OIG found that BIA's analysis failed to address the applicability of CPD's Rules and Regulations and did not answer the question of whether the CPD member's membership in the Oath Keepers itself constitutes a violation of CPD policy. OIG recommended that BIA reopen the investigation to conduct any necessary additional investigation, potentially to include without limitation seeking authorization from the Superintendent to investigate allegations of misconduct occurring more than five years ago if necessary; ordering the CPD member to produce all records and documents regarding their membership of affiliation with the Oath Keepers, including documentation of when they joined and when they ceased being an active member; and reinterviewing the CPD member regarding what, if any, rules, regulations, or policies of CPD they refused to obey because they believed them to be illegal or unconstitutional. OIG further recommended that BIA document an appropriate analysis of whether the CPD member's membership in the Oath Keepers violates any of CPD's Rules and Regulations, including but not limited to Rules 2 and 3.

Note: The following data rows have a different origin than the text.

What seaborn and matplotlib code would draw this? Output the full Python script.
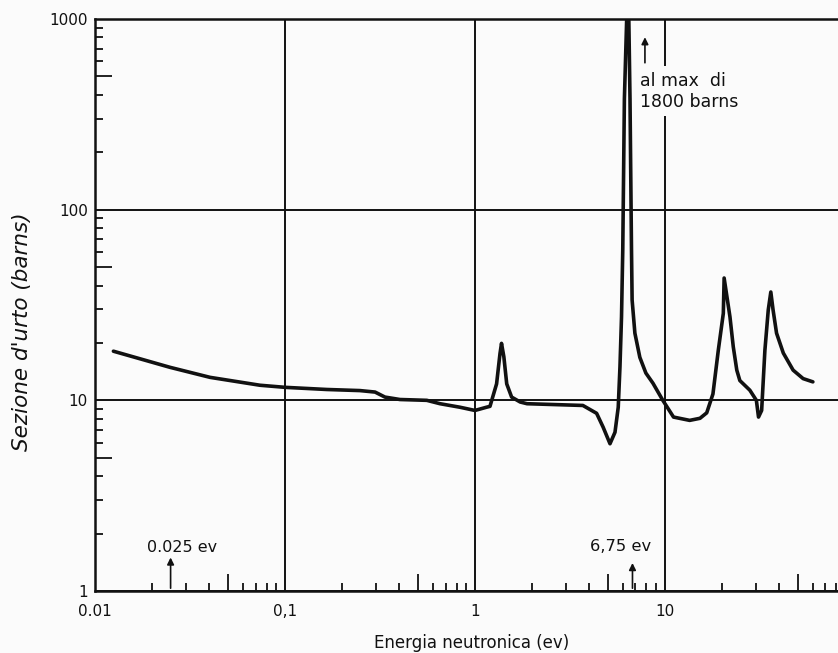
import numpy as np
import pandas as pd
import matplotlib
matplotlib.use("Agg")
import matplotlib.pyplot as plt
import seaborn as sns
from matplotlib.ticker import LogLocator, NullFormatter, FixedLocator, FixedFormatter

# ---- data ----
energy_ev = [0.0125, 0.0248, 0.0403, 0.0738, 0.1, 0.166, 0.248, 0.298, 0.336, 0.403,
             0.558, 0.655, 0.834, 1.0, 1.15, 1.2, 1.30, 1.355, 1.38, 1.42, 1.47, 1.56,
             1.73, 1.88, 3.7, 4.37, 4.73, 5.14, 5.46, 5.68, 5.8, 5.91, 6.0, 6.12, 6.4,
             6.55, 6.67, 6.72, 6.95, 7.38, 7.94, 8.65, 9.75, 11.1, 13.5, 15.3, 16.6,
             17.9, 19.1, 20.3, 20.5, 22.0, 22.9, 23.9, 24.8, 28.0, 30.3, 31.1, 32.3,
             33.6, 35.0, 36.1, 37.1, 38.7, 42.0, 47.3, 53.4, 60.1]
sigma_barns = [18.1, 14.9, 13.2, 12.0, 11.7, 11.4, 11.25, 11.05, 10.4, 10.1,
               10.0, 9.6, 9.2, 8.85, 9.2, 9.3, 12.2, 17.6, 19.9, 16.9, 12.2, 10.4,
               9.8, 9.6, 9.4, 8.55, 7.23, 5.92, 6.8, 9.2, 15.0, 27.4, 61.5, 382, 1800,
               382, 61.5, 33.6, 22.5, 16.8, 13.9, 12.3, 10.0, 8.17, 7.85, 8.05, 8.6,
               10.8, 18.3, 28.6, 43.8, 27.4, 19.1, 14.4, 12.7, 11.3, 10.0, 8.17, 8.85,
               18.3, 29.8, 37.0, 29.8, 22.5, 17.7, 14.4, 13.0, 12.5]

x_major = [0.01, 0.1, 1, 10]
x_labels = ["0.01", "0,1", "1", "10"]
y_major = [1, 10, 100, 1000]
y_labels = ["1", "10", "100", "1000"]

sns.set_theme(style="white")
plt.rcParams["font.family"] = ["DejaVu Sans"]

W, H = 838, 653
fig = plt.figure(figsize=(W / 100, H / 100), dpi=100)
fig.patch.set_facecolor("#fbfbfb")
ax = fig.add_axes([95 / W, 62 / H, 1 - 95 / W, 572 / H])
ax.set_facecolor("#fbfbfb")

df = pd.DataFrame({"E": energy_ev, "s": sigma_barns})
sns.lineplot(data=df, x="E", y="s", sort=False, color="#111111", lw=2.6, ax=ax)

ax.set_xscale("log")
ax.set_yscale("log")
ax.set_xlim(0.01, 81.5)
ax.set_ylim(1, 1000)

# grid at decades
ax.xaxis.set_major_locator(FixedLocator(x_major))
ax.xaxis.set_major_formatter(FixedFormatter(x_labels))
ax.yaxis.set_major_locator(FixedLocator(y_major))
ax.yaxis.set_major_formatter(FixedFormatter(y_labels))
ax.grid(True, which="major", color="#111111", lw=1.4)
ax.grid(False, which="minor")

ax.xaxis.set_minor_locator(LogLocator(base=10, subs=np.arange(2, 10), numticks=20))
ax.yaxis.set_minor_locator(LogLocator(base=10, subs=np.arange(2, 10), numticks=20))
ax.xaxis.set_minor_formatter(NullFormatter())
ax.yaxis.set_minor_formatter(NullFormatter())
ax.tick_params(which="major", length=0, labelsize=11, colors="#111111")
ax.tick_params(axis="x", which="major", pad=9)
ax.tick_params(axis="y", which="major", pad=5)
ax.tick_params(which="minor", direction="in", length=6, width=1.3, color="#111111",
               bottom=True, left=True, top=False, right=False)

for side in ["left", "bottom", "top"]:
    ax.spines[side].set_color("#111111")
    ax.spines[side].set_linewidth(1.8)
ax.spines["right"].set_visible(False)

ax.set_xlabel("Energia neutronica (ev)", fontsize=12, color="#111111")
ax.xaxis.set_label_coords(0.507, -0.075)
ax.set_ylabel("Sezione d'urto (barns)", fontsize=15.5, style="italic", color="#111111")
ax.yaxis.set_label_coords(-0.085, 0.453)

# annotations
arrow = dict(arrowstyle="-|>", color="#111111", lw=1.2, mutation_scale=10)
ax.annotate("", xy=(0.025, 1.55), xytext=(0.025, 1.0), arrowprops=arrow)
ax.text(0.0188, 1.70, "0.025 ev", fontsize=11.5, ha="left", va="center", color="#111111")
ax.annotate("", xy=(6.75, 1.45), xytext=(6.75, 1.0), arrowprops=arrow)
ax.text(4.03, 1.72, "6,75 ev", fontsize=11.8, ha="left", va="center", color="#111111")
ax.annotate("", xy=(7.85, 830), xytext=(7.85, 570), arrowprops=arrow)
ax.text(7.38, 417, "al max  di\n1800 barns", fontsize=12.5, ha="left", va="center",
        color="#111111", linespacing=1.25,
        bbox=dict(boxstyle="square,pad=0.3", fc="#fbfbfb", ec="none"))

fig.canvas.draw()
for axis in (ax.xaxis, ax.yaxis):
    for t, loc in zip(axis.get_minor_ticks(), axis.get_minorticklocs()):
        m = loc / 10 ** np.floor(np.log10(loc) + 1e-9)
        if abs(m - 5) < 1e-6:
            t.tick1line.set_markersize(12)

fig.savefig("out.png", dpi=100, facecolor=fig.get_facecolor())
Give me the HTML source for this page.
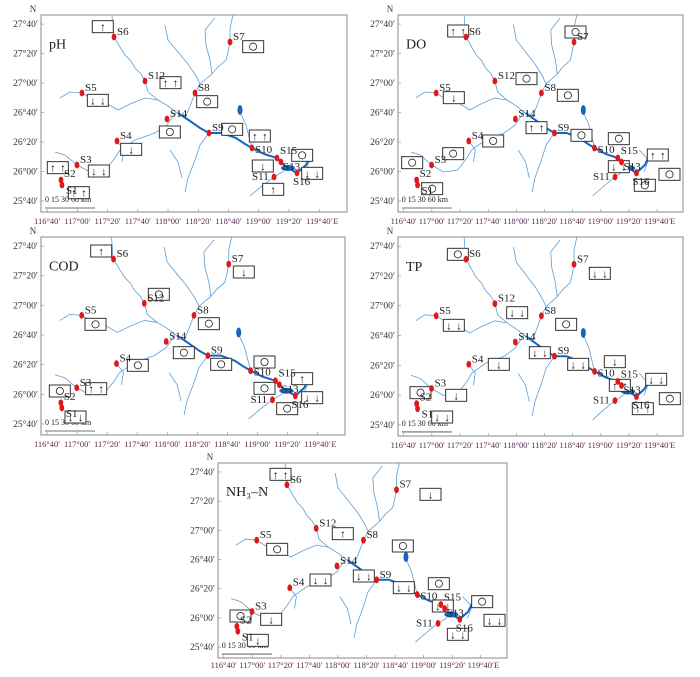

BIA accepted OIG's recommendation and reopened the investigation. After meeting with OIG to discuss the case and as documented in a supplementary closing report, BIA re-closed the investigation leaving its original findings unchanged. As described in that report, during its meeting with OIG, CPD "mentioned that memberships into organizations in itself is not a rule violation."

In its supplementary closing report, in support of that conclusion and in response to OIG's suggestion that BIA gather more information from the accused member, the BIA investigator wrote that "[w]ithout administrative subpoena power, [BIA] cannot compel [the accused member] to produce records or documents regarding his membership or affiliation." Notably, however, CPD's General Order G08-01, "Complaint and Disciplinary System," obligates all CPD members to "cooperate with any ongoing administrative Log Number investigation," including by "providing all requested documents and evidence under the Department member's custody and control." That is, it would have been plainly within BIA's authority to compel information and documents from the accused member in furtherance of its investigation if it had determined to do so.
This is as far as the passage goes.